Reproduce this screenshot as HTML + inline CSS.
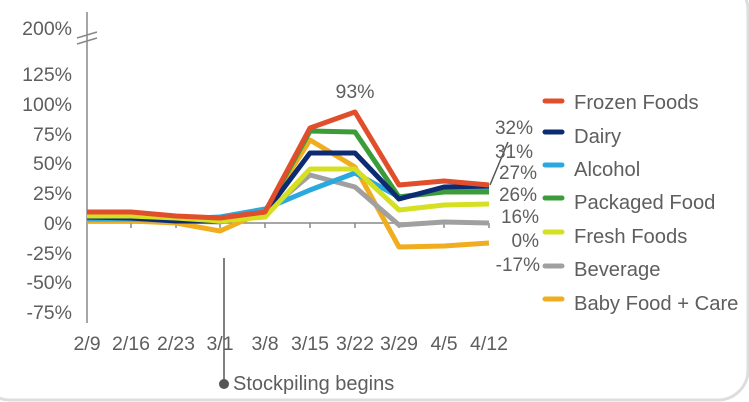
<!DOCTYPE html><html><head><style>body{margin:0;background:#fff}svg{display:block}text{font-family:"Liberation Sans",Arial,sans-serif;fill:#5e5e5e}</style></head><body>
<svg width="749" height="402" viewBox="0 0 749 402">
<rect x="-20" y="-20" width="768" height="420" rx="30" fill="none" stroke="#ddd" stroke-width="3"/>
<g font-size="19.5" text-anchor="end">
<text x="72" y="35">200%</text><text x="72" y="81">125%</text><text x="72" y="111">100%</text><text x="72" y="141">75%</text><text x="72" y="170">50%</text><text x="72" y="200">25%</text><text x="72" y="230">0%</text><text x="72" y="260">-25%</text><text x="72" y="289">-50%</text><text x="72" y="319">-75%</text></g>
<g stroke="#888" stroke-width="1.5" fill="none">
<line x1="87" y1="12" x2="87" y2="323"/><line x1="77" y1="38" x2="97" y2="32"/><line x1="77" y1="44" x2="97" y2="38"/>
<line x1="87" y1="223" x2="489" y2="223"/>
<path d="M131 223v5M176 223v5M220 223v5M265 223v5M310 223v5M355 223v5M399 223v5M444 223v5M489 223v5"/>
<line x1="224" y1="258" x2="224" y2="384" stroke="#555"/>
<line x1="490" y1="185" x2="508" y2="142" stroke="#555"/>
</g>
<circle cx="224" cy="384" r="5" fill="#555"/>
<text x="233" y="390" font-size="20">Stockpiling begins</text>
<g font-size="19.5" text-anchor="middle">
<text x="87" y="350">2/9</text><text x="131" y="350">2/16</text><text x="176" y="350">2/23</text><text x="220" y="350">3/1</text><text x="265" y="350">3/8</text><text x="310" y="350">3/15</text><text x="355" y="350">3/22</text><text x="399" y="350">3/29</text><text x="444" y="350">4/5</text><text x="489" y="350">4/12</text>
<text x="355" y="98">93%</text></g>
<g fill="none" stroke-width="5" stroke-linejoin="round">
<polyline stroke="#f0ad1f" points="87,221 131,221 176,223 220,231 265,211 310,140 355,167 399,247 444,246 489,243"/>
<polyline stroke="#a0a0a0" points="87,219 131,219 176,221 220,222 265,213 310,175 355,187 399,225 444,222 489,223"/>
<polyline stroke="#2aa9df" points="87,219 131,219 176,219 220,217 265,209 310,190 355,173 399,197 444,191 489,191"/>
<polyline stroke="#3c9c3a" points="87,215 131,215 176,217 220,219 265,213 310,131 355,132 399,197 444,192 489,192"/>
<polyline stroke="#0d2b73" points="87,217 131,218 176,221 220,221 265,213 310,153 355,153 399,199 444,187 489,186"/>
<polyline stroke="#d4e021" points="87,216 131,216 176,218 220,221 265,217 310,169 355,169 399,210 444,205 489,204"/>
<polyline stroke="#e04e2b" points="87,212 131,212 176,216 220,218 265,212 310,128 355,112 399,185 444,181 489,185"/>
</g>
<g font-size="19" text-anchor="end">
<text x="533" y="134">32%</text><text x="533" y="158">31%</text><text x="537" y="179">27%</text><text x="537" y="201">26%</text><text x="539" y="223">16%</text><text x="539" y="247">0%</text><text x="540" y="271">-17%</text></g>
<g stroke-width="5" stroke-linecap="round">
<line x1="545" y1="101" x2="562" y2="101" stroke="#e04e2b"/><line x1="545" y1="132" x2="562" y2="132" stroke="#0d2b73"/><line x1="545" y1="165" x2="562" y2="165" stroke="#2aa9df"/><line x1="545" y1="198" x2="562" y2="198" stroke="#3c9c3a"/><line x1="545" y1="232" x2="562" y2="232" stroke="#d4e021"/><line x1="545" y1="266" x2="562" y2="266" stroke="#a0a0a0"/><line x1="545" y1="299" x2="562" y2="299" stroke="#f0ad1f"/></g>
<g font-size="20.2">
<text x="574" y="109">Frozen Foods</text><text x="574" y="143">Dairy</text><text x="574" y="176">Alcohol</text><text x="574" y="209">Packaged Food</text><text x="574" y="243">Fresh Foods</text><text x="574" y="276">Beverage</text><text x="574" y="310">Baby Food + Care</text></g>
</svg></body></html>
▬▬▬▬▬▬
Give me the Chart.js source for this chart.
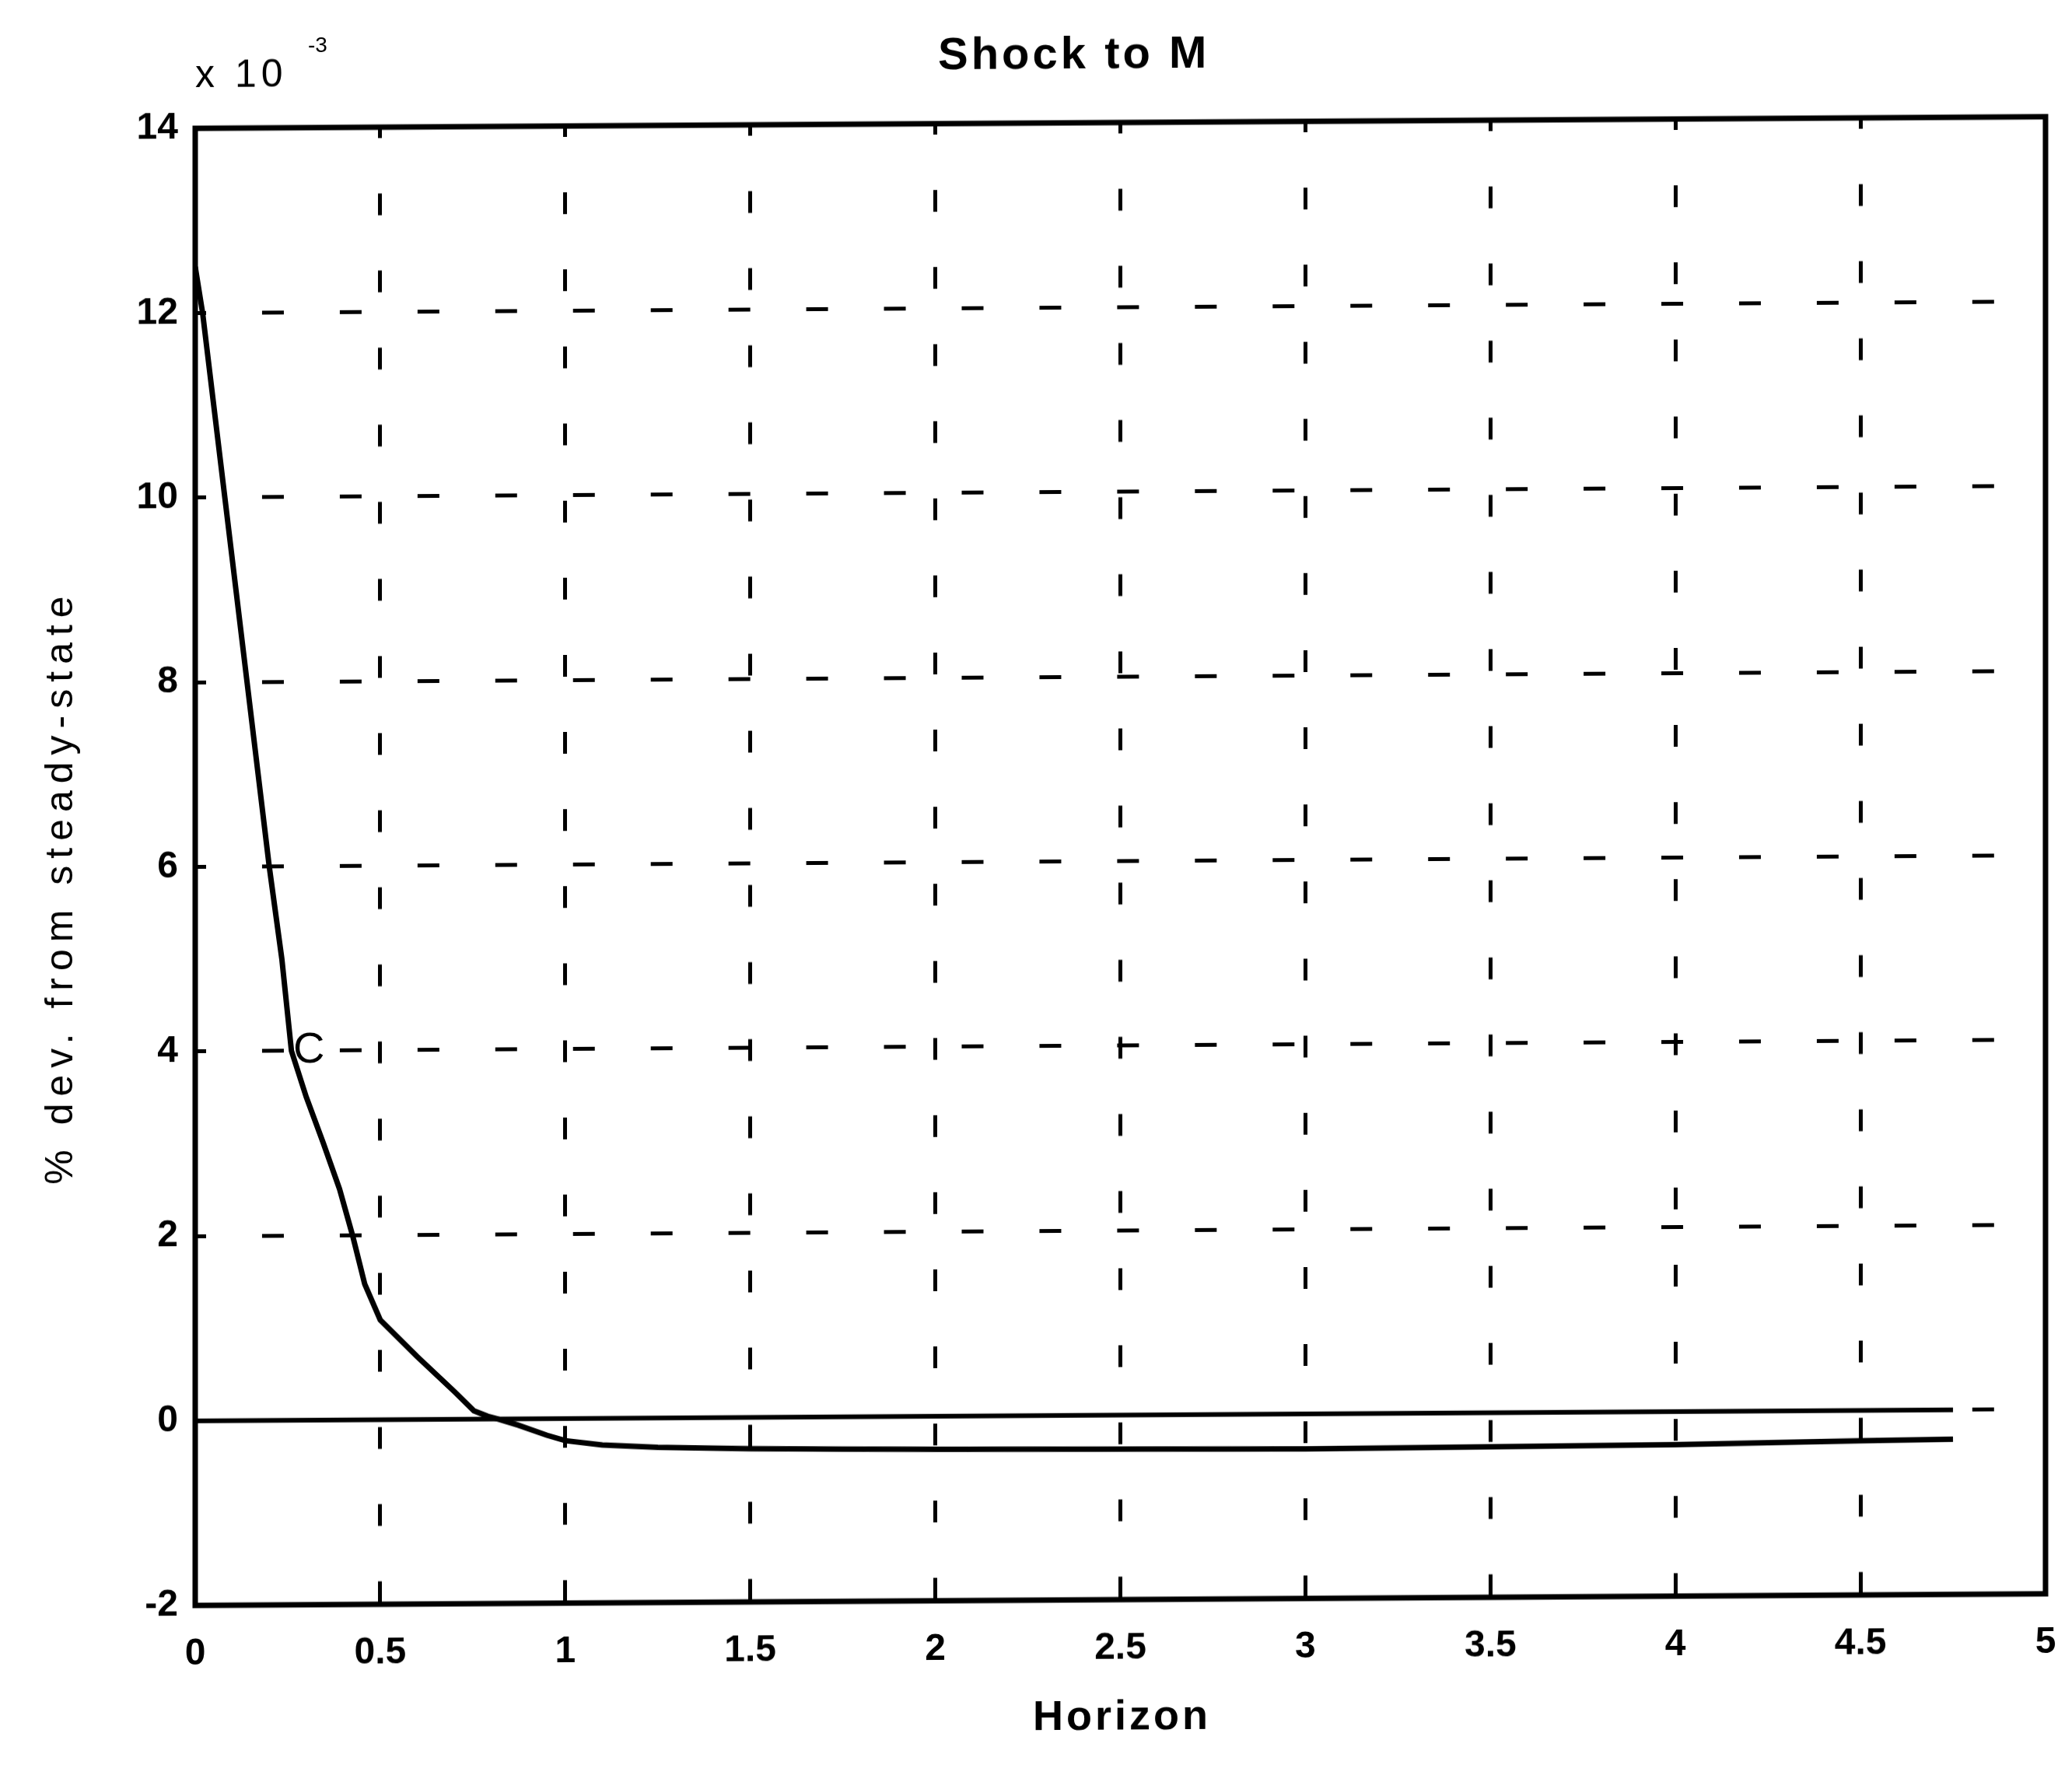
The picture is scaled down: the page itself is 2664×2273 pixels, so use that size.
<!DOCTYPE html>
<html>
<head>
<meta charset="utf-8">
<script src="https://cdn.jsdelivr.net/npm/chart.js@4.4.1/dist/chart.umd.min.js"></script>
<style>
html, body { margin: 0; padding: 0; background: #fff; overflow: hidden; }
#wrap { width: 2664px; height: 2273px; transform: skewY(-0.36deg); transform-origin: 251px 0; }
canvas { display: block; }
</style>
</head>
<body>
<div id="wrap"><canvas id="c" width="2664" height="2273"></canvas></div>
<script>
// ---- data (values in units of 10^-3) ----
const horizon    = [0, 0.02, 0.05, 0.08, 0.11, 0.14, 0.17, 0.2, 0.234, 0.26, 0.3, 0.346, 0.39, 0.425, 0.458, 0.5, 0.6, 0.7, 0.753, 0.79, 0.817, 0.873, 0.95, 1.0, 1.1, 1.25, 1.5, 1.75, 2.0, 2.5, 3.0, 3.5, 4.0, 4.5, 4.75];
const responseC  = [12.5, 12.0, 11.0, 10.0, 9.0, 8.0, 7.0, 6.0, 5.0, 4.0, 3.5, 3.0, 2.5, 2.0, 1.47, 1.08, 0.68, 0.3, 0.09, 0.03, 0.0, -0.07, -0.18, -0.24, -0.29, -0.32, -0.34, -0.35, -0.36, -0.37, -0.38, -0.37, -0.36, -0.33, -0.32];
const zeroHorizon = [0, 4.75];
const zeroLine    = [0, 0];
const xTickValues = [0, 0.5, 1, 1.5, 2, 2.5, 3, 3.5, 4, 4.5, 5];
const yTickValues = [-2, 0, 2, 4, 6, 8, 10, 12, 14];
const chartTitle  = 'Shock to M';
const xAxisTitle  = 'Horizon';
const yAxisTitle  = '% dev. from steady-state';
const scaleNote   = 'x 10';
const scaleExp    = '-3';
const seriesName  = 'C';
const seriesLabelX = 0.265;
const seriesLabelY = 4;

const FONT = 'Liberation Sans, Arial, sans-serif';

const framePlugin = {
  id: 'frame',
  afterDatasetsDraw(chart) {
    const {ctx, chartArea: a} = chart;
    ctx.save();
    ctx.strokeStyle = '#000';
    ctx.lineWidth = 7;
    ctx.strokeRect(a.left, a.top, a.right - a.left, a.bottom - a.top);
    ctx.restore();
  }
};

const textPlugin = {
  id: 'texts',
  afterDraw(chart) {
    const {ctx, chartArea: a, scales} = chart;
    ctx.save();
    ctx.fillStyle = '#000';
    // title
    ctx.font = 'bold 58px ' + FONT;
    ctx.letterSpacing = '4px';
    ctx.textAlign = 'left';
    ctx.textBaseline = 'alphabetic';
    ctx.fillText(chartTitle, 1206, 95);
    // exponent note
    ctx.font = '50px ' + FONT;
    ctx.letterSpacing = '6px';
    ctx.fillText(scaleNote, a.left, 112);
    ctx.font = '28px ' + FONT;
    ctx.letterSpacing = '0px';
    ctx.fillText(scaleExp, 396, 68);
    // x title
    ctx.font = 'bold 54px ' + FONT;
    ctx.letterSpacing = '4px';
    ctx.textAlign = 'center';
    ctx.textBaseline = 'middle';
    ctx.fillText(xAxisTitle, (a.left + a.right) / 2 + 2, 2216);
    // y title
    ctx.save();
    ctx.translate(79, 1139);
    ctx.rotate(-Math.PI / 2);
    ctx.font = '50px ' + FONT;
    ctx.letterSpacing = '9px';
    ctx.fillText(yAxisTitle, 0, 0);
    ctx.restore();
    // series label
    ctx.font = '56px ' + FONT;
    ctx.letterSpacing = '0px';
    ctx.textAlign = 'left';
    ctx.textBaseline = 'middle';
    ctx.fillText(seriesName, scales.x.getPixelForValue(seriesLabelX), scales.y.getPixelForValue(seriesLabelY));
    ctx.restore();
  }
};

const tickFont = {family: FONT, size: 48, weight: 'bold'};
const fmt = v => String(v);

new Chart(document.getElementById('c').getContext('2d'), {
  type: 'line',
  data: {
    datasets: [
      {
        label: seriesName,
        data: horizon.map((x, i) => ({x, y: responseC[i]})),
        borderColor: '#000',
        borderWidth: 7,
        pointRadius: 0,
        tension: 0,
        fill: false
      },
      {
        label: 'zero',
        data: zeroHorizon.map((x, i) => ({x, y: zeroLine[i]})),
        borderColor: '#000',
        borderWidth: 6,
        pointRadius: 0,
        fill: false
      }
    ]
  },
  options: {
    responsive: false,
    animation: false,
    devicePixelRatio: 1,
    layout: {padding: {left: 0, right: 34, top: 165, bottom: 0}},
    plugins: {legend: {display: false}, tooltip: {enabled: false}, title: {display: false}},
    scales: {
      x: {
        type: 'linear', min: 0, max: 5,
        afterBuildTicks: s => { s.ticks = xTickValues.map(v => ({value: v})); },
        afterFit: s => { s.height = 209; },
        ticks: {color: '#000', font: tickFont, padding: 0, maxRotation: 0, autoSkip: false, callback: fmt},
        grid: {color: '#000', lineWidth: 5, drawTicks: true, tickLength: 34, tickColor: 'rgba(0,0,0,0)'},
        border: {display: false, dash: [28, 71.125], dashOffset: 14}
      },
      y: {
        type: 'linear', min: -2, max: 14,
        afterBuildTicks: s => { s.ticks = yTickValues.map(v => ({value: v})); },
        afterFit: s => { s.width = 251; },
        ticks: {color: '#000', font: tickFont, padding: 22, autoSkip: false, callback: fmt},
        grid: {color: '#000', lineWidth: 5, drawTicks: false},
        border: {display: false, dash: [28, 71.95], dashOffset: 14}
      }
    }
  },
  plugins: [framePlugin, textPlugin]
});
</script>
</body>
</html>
▬▬▬▬▬▬
What you need to do: Each line in the data that holds the string "this" should be found and copied.

Output:
Reproduce this screenshot as HTML + inline CSS.
Give me the Chart.js source for this chart.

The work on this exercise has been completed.